→ Task
Word for word, give the material below again, minus any images.

→ Data to process
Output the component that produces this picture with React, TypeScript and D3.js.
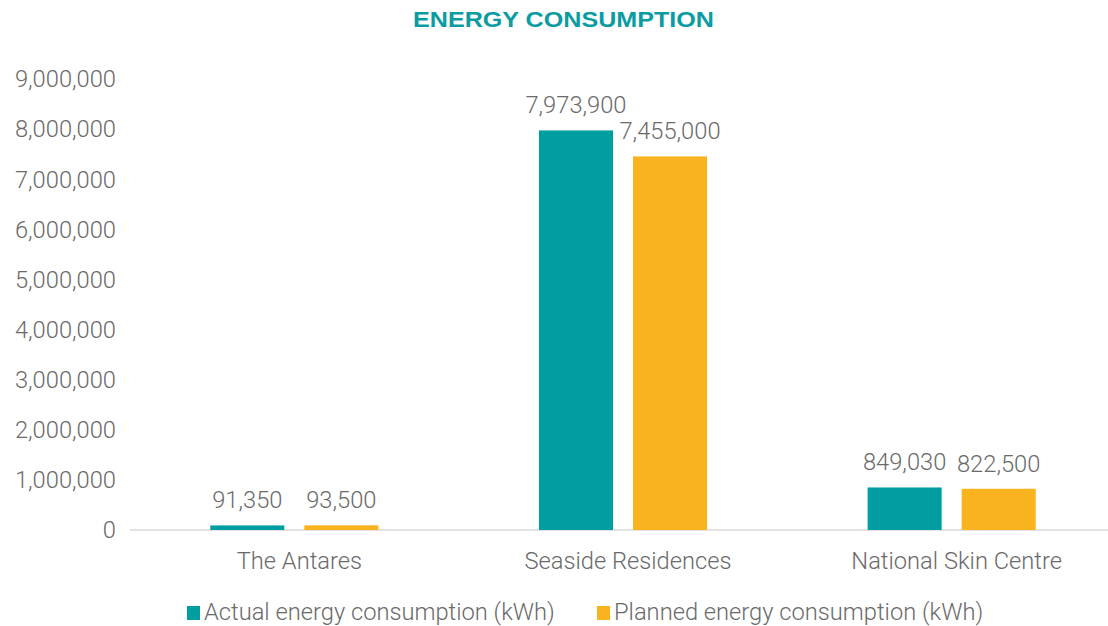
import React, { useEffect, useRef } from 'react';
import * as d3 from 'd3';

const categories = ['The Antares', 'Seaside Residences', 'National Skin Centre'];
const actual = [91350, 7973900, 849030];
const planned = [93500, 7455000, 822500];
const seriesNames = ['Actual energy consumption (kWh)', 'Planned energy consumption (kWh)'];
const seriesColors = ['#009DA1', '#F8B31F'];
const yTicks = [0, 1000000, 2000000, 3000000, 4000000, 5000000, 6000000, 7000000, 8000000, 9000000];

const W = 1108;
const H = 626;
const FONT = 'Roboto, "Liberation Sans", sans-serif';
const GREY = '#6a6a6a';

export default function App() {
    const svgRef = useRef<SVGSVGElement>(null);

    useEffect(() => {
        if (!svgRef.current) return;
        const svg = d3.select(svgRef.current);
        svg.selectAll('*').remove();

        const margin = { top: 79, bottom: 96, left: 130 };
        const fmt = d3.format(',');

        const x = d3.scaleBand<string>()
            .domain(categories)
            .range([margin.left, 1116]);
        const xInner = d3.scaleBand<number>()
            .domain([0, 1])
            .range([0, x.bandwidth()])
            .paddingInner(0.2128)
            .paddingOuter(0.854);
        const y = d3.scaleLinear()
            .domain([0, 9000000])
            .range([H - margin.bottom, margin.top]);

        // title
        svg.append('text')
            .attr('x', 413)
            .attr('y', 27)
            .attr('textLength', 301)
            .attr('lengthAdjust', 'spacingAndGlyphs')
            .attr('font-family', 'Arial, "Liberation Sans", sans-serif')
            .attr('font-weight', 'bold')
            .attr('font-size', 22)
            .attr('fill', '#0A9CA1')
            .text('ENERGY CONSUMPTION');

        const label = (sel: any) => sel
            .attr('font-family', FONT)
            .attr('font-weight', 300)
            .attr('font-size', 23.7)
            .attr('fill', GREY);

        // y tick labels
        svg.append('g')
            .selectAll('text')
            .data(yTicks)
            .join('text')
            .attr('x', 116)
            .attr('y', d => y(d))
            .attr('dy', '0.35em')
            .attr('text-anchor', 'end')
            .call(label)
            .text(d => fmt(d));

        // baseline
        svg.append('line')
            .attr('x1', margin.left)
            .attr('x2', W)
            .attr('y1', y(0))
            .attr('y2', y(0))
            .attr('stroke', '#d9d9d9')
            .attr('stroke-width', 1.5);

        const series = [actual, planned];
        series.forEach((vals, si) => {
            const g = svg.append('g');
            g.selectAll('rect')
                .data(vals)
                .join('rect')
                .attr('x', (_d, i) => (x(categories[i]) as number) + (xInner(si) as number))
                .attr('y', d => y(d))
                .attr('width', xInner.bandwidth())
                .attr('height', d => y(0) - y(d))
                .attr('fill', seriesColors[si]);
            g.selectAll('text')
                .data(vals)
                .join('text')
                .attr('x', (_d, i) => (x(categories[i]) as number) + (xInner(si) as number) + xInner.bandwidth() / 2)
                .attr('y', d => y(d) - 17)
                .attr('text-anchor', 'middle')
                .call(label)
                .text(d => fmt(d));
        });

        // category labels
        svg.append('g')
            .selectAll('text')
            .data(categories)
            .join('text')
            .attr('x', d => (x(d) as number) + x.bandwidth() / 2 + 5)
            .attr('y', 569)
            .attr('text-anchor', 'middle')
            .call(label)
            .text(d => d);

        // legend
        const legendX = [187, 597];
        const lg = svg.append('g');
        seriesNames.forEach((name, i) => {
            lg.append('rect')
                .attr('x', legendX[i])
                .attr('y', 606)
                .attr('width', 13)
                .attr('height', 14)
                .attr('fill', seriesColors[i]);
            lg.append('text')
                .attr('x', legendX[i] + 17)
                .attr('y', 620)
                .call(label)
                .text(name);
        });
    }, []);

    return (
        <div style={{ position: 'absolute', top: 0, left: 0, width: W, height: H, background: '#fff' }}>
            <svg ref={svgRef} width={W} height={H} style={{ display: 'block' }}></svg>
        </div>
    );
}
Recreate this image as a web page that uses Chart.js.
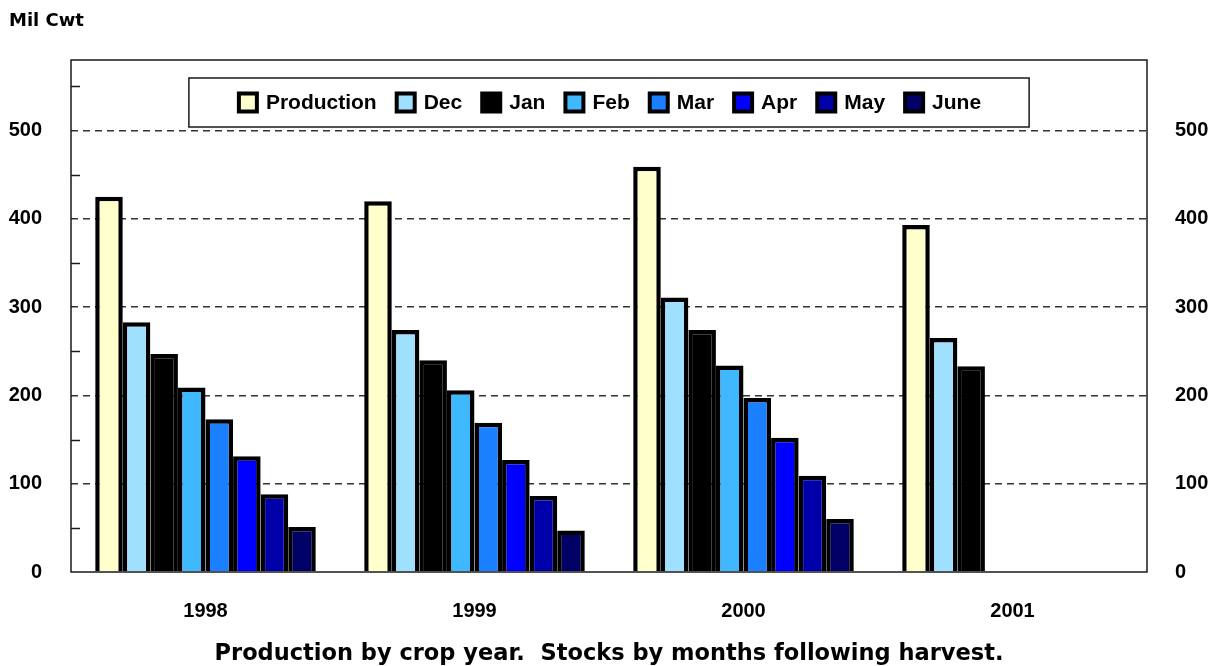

→ Exercise response
Output the component that produces this picture with React, TypeScript and D3.js.
import React, { useEffect, useRef } from 'react';
import * as d3 from 'd3';

const categories = ['The Antares', 'Seaside Residences', 'National Skin Centre'];
const actual = [91350, 7973900, 849030];
const planned = [93500, 7455000, 822500];
const seriesNames = ['Actual energy consumption (kWh)', 'Planned energy consumption (kWh)'];
const seriesColors = ['#009DA1', '#F8B31F'];
const yTicks = [0, 1000000, 2000000, 3000000, 4000000, 5000000, 6000000, 7000000, 8000000, 9000000];

const W = 1108;
const H = 626;
const FONT = 'Roboto, "Liberation Sans", sans-serif';
const GREY = '#6a6a6a';

export default function App() {
    const svgRef = useRef<SVGSVGElement>(null);

    useEffect(() => {
        if (!svgRef.current) return;
        const svg = d3.select(svgRef.current);
        svg.selectAll('*').remove();

        const margin = { top: 79, bottom: 96, left: 130 };
        const fmt = d3.format(',');

        const x = d3.scaleBand<string>()
            .domain(categories)
            .range([margin.left, 1116]);
        const xInner = d3.scaleBand<number>()
            .domain([0, 1])
            .range([0, x.bandwidth()])
            .paddingInner(0.2128)
            .paddingOuter(0.854);
        const y = d3.scaleLinear()
            .domain([0, 9000000])
            .range([H - margin.bottom, margin.top]);

        // title
        svg.append('text')
            .attr('x', 413)
            .attr('y', 27)
            .attr('textLength', 301)
            .attr('lengthAdjust', 'spacingAndGlyphs')
            .attr('font-family', 'Arial, "Liberation Sans", sans-serif')
            .attr('font-weight', 'bold')
            .attr('font-size', 22)
            .attr('fill', '#0A9CA1')
            .text('ENERGY CONSUMPTION');

        const label = (sel: any) => sel
            .attr('font-family', FONT)
            .attr('font-weight', 300)
            .attr('font-size', 23.7)
            .attr('fill', GREY);

        // y tick labels
        svg.append('g')
            .selectAll('text')
            .data(yTicks)
            .join('text')
            .attr('x', 116)
            .attr('y', d => y(d))
            .attr('dy', '0.35em')
            .attr('text-anchor', 'end')
            .call(label)
            .text(d => fmt(d));

        // baseline
        svg.append('line')
            .attr('x1', margin.left)
            .attr('x2', W)
            .attr('y1', y(0))
            .attr('y2', y(0))
            .attr('stroke', '#d9d9d9')
            .attr('stroke-width', 1.5);

        const series = [actual, planned];
        series.forEach((vals, si) => {
            const g = svg.append('g');
            g.selectAll('rect')
                .data(vals)
                .join('rect')
                .attr('x', (_d, i) => (x(categories[i]) as number) + (xInner(si) as number))
                .attr('y', d => y(d))
                .attr('width', xInner.bandwidth())
                .attr('height', d => y(0) - y(d))
                .attr('fill', seriesColors[si]);
            g.selectAll('text')
                .data(vals)
                .join('text')
                .attr('x', (_d, i) => (x(categories[i]) as number) + (xInner(si) as number) + xInner.bandwidth() / 2)
                .attr('y', d => y(d) - 17)
                .attr('text-anchor', 'middle')
                .call(label)
                .text(d => fmt(d));
        });

        // category labels
        svg.append('g')
            .selectAll('text')
            .data(categories)
            .join('text')
            .attr('x', d => (x(d) as number) + x.bandwidth() / 2 + 5)
            .attr('y', 569)
            .attr('text-anchor', 'middle')
            .call(label)
            .text(d => d);

        // legend
        const legendX = [187, 597];
        const lg = svg.append('g');
        seriesNames.forEach((name, i) => {
            lg.append('rect')
                .attr('x', legendX[i])
                .attr('y', 606)
                .attr('width', 13)
                .attr('height', 14)
                .attr('fill', seriesColors[i]);
            lg.append('text')
                .attr('x', legendX[i] + 17)
                .attr('y', 620)
                .call(label)
                .text(name);
        });
    }, []);

    return (
        <div style={{ position: 'absolute', top: 0, left: 0, width: W, height: H, background: '#fff' }}>
            <svg ref={svgRef} width={W} height={H} style={{ display: 'block' }}></svg>
        </div>
    );
}
Recreate this image as a web page that uses Chart.js.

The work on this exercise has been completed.